Partiam enganados para as batalhadas terçadas pelos maiores covardes. Não sabiam. Ou fingiam que não sabiam: a coragem rimava com valores exaltados e ninguém podia virar a cara à defesa de todos, se fosse preciso pegar em armas e morrer no campo da batalha espezinhado como se fosse um percevejo miserável que o entejo obriga a matar. Partiam, uns sem olhar para a família que deixavam no cais, desfeita em prantos a encomendar o funeral a destempo (ou em adivinhação do tempo). Outros, que não queriam dar parte de fraco, erguiam o olhar por trás das costas: tinham um terrível certeza de que era a última vez que viam a família que olhava para eles com uma comiseração de si mesmos.
Os que se desterravam voluntariamente eram abjurados. Tidos como os maiores covardes, não dando corpo à obrigação de defender a terra contra a invasão, fugindo da solidariedade com todos os outros que partiam para regressarem numa sepultura barata, ou como soldados anónimos (o que ainda era pior). Que ninguém dissesse destes errantes que eram os mais judiciosos. Não podia ser: eles eram párias, devia ser-lhes retirada a nacionalidade para se tornarem apátridas, aquele chão que ninguém quer nem para seus pés pisarem.
As guerras sempre foram desiguais. Os maiores covardes, refugiados nos quarteis, a desenharem a tática a regra e esquadro, encomendando à morte dois ou três batalhões com a frieza de quem não sabe que joga com vidas. Sem saberem, esses medalhados, que as vidas são todas, por igual, importantes. A desigualdade das guerras que mais importa não é a desigualdade de meios e de força entre os beligerantes: é a desigualdade entre quem manda para o campo de batalha corpos inocentes para serem sacrificados e os que vão, mandados, sem contestarem ordens, rebanhamente.
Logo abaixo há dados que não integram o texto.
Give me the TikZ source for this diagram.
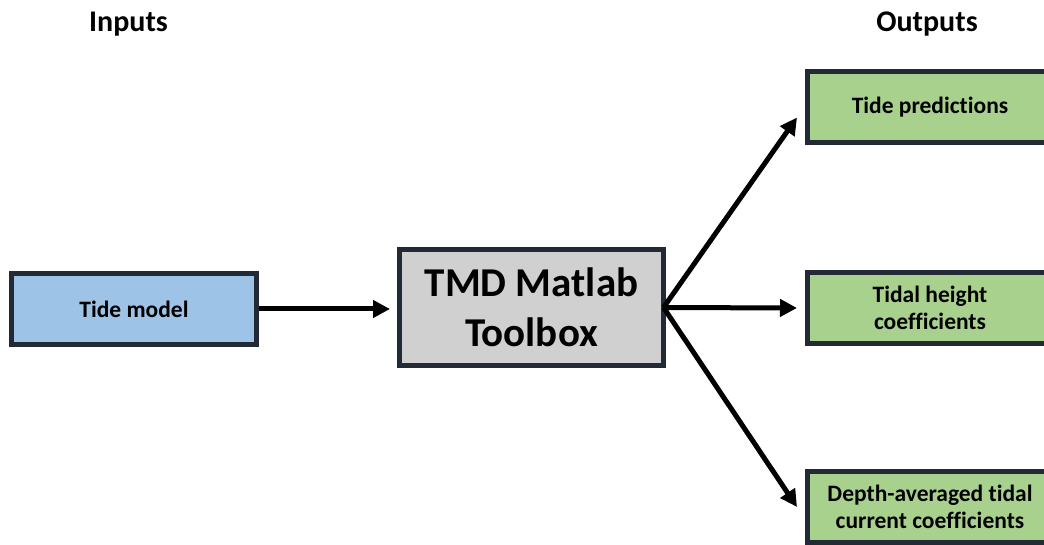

A objeção de consciência é dos maiores privilégios da civilização. Cada um pode ajuizar se a dignidade pessoal está em causa ao obedecer a ordens lunáticas de um punhado de generais. A objeção de consciência corresponde à emancipação de um povo. Podem os seus constituintes não saber que a objeção de consciência está a meia dúzia de palavras (e de um formulário qualquer) e ser pouco usada. O passa a palavra pode liquidar as barreiras à comunicação e ao conhecimento. Para a objeção de consciência se tornar norma.
Talvez não seja por acaso: a objeção da consciência, um ónus da civilidade que os mandantes tiveram de aceitar, corresponde à menor assiduidade das guerras. Sem corpos não se alimentam exércitos. A menos que a modernidade mostre, para desdém dos que se horrorizam com os “teatros de guerra”, que agora são aviões não tripulados que fazem as despesas dos belicismos hormonais. Porém, por trás de um tripulante remoto destas máquinas há uma mente que se pode sujeitar à objeção de consciência.
Talvez se um dia acordássemos e nos impusemos resolutamente objetores de consciência, os generais ficassem sozinhos a brincar às guerras, e elas começassem a ser extintas. Seria uma daquelas extinções a bem da espécie – um extinção agradavelmente antropológica.